Transcribe the entries exactly; images are not part of the copy.

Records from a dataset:
+--

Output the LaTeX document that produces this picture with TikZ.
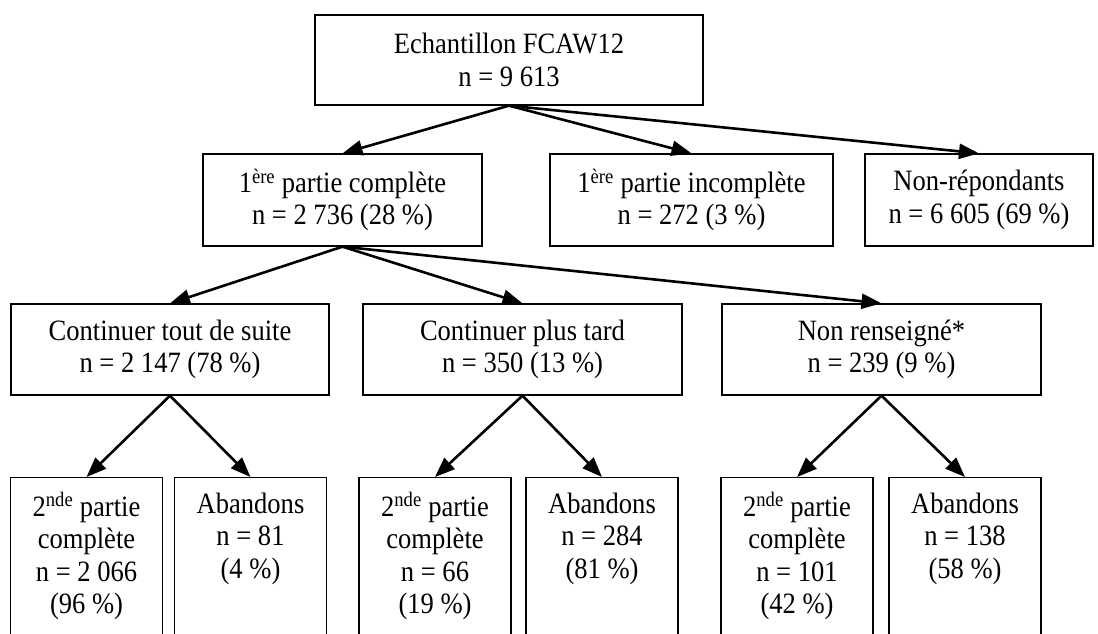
\documentclass[tikz,border=0pt]{standalone}
\usepackage{fontspec}
\setmainfont[FakeStretch=0.9]{Liberation Serif}
\usetikzlibrary{arrows.meta}

\begin{document}
\begin{tikzpicture}[x=1pt,y=-1pt,>={Triangle[length=20pt,width=15pt]},
    box/.style={draw,line width=1.3pt,inner sep=0pt,align=center,font=\fontsize{29.5}{32.5}\selectfont},
    leaf/.style={box,minimum width=152pt,anchor=north,inner ysep=15pt,text depth=80pt},
    link/.style={->,line width=2.6pt}]

  \useasboundingbox (0,0) rectangle (1098,633);
  \clip (0,0) rectangle (1098,633);

  \node[box,minimum width=388pt,minimum height=90pt] (ech) at (509,60) {Echantillon FCAW12\\n = 9~613};

  % premiere partie
  \node[box,minimum width=279pt,minimum height=92pt] (p1c) at (342.5,200) {1\textsuperscript{ère} partie complète\\n = 2~736 (28~\%)};
  \node[box,minimum width=283pt,minimum height=92pt] (p1i) at (691.5,200) {1\textsuperscript{ère} partie incomplète\\n = 272 (3~\%)};
  \node[box,minimum width=228pt,minimum height=92pt] (nrep) at (979,200) {Non-répondants\\n = 6~605 (69~\%)};

  % suite
  \node[box,minimum width=318pt,minimum height=91pt] (tds) at (170,349.5) {Continuer tout de suite\\n = 2~147 (78~\%)};
  \node[box,minimum width=319pt,minimum height=91pt] (tard) at (522.5,349.5) {Continuer plus tard\\n = 350 (13~\%)};
  \node[box,minimum width=319pt,minimum height=91pt] (nren) at (881.5,349.5) {Non renseigné*\\n = 239 (9~\%)};

  % seconde partie
  \node[leaf] (tdsc) at (86.5,477) {2\textsuperscript{nde} partie\\complète\\n = 2~066\\(96~\%)};
  \node[leaf] (tdsa) at (250.5,477) {Abandons\\n = 81\\(4~\%)};
  \node[leaf] (tardc) at (435,477) {2\textsuperscript{nde} partie\\complète\\n = 66\\(19~\%)};
  \node[leaf] (tarda) at (602,477) {Abandons\\n = 284\\(81~\%)};
  \node[leaf] (nrenc) at (797,477) {2\textsuperscript{nde} partie\\complète\\n = 101\\(42~\%)};
  \node[leaf] (nrena) at (965,477) {Abandons\\n = 138\\(58~\%)};

  \draw[link] (ech.south) -- (p1c.north);
  \draw[link] (ech.south) -- (p1i.north);
  \draw[link] (ech.south) -- (nrep.north);

  \draw[link] (p1c.south) -- (tds.north);
  \draw[link] (p1c.south) -- (tard.north);
  \draw[link] (p1c.south) -- (nren.north);

  \draw[link] (tds.south) -- (tdsc.north);
  \draw[link] (tds.south) -- (tdsa.north);
  \draw[link] (tard.south) -- (tardc.north);
  \draw[link] (tard.south) -- (tarda.north);
  \draw[link] (nren.south) -- (nrenc.north);
  \draw[link] (nren.south) -- (nrena.north);
\end{tikzpicture}
\end{document}
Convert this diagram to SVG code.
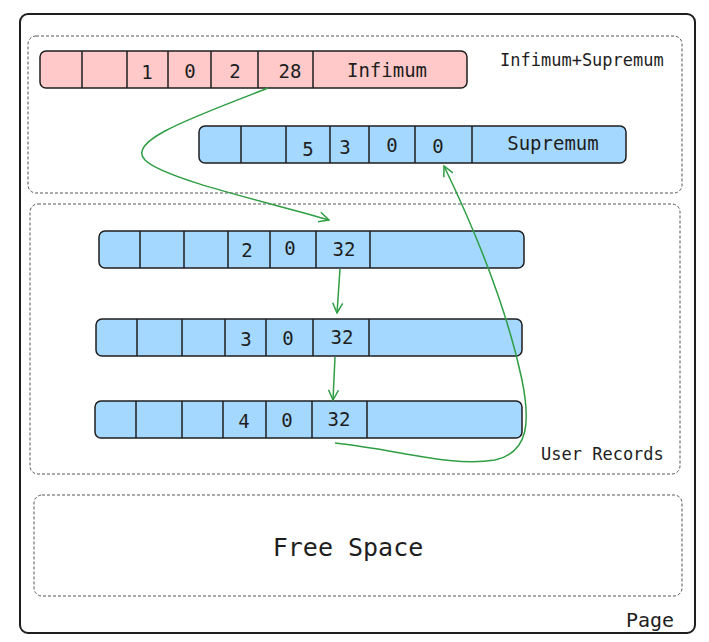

+--

◆ **Solution to the exercise**:
Output the LaTeX document that produces this picture with TikZ.
\documentclass[tikz,border=0pt]{standalone}
\usepackage{fontspec}
\setmainfont[FakeStretch=0.9]{Liberation Serif}
\usetikzlibrary{arrows.meta}

\begin{document}
\begin{tikzpicture}[x=1pt,y=-1pt,>={Triangle[length=20pt,width=15pt]},
    box/.style={draw,line width=1.3pt,inner sep=0pt,align=center,font=\fontsize{29.5}{32.5}\selectfont},
    leaf/.style={box,minimum width=152pt,anchor=north,inner ysep=15pt,text depth=80pt},
    link/.style={->,line width=2.6pt}]

  \useasboundingbox (0,0) rectangle (1098,633);
  \clip (0,0) rectangle (1098,633);

  \node[box,minimum width=388pt,minimum height=90pt] (ech) at (509,60) {Echantillon FCAW12\\n = 9~613};

  % premiere partie
  \node[box,minimum width=279pt,minimum height=92pt] (p1c) at (342.5,200) {1\textsuperscript{ère} partie complète\\n = 2~736 (28~\%)};
  \node[box,minimum width=283pt,minimum height=92pt] (p1i) at (691.5,200) {1\textsuperscript{ère} partie incomplète\\n = 272 (3~\%)};
  \node[box,minimum width=228pt,minimum height=92pt] (nrep) at (979,200) {Non-répondants\\n = 6~605 (69~\%)};

  % suite
  \node[box,minimum width=318pt,minimum height=91pt] (tds) at (170,349.5) {Continuer tout de suite\\n = 2~147 (78~\%)};
  \node[box,minimum width=319pt,minimum height=91pt] (tard) at (522.5,349.5) {Continuer plus tard\\n = 350 (13~\%)};
  \node[box,minimum width=319pt,minimum height=91pt] (nren) at (881.5,349.5) {Non renseigné*\\n = 239 (9~\%)};

  % seconde partie
  \node[leaf] (tdsc) at (86.5,477) {2\textsuperscript{nde} partie\\complète\\n = 2~066\\(96~\%)};
  \node[leaf] (tdsa) at (250.5,477) {Abandons\\n = 81\\(4~\%)};
  \node[leaf] (tardc) at (435,477) {2\textsuperscript{nde} partie\\complète\\n = 66\\(19~\%)};
  \node[leaf] (tarda) at (602,477) {Abandons\\n = 284\\(81~\%)};
  \node[leaf] (nrenc) at (797,477) {2\textsuperscript{nde} partie\\complète\\n = 101\\(42~\%)};
  \node[leaf] (nrena) at (965,477) {Abandons\\n = 138\\(58~\%)};

  \draw[link] (ech.south) -- (p1c.north);
  \draw[link] (ech.south) -- (p1i.north);
  \draw[link] (ech.south) -- (nrep.north);

  \draw[link] (p1c.south) -- (tds.north);
  \draw[link] (p1c.south) -- (tard.north);
  \draw[link] (p1c.south) -- (nren.north);

  \draw[link] (tds.south) -- (tdsc.north);
  \draw[link] (tds.south) -- (tdsa.north);
  \draw[link] (tard.south) -- (tardc.north);
  \draw[link] (tard.south) -- (tarda.north);
  \draw[link] (nren.south) -- (nrenc.north);
  \draw[link] (nren.south) -- (nrena.north);
\end{tikzpicture}
\end{document}
Convert this diagram to SVG code.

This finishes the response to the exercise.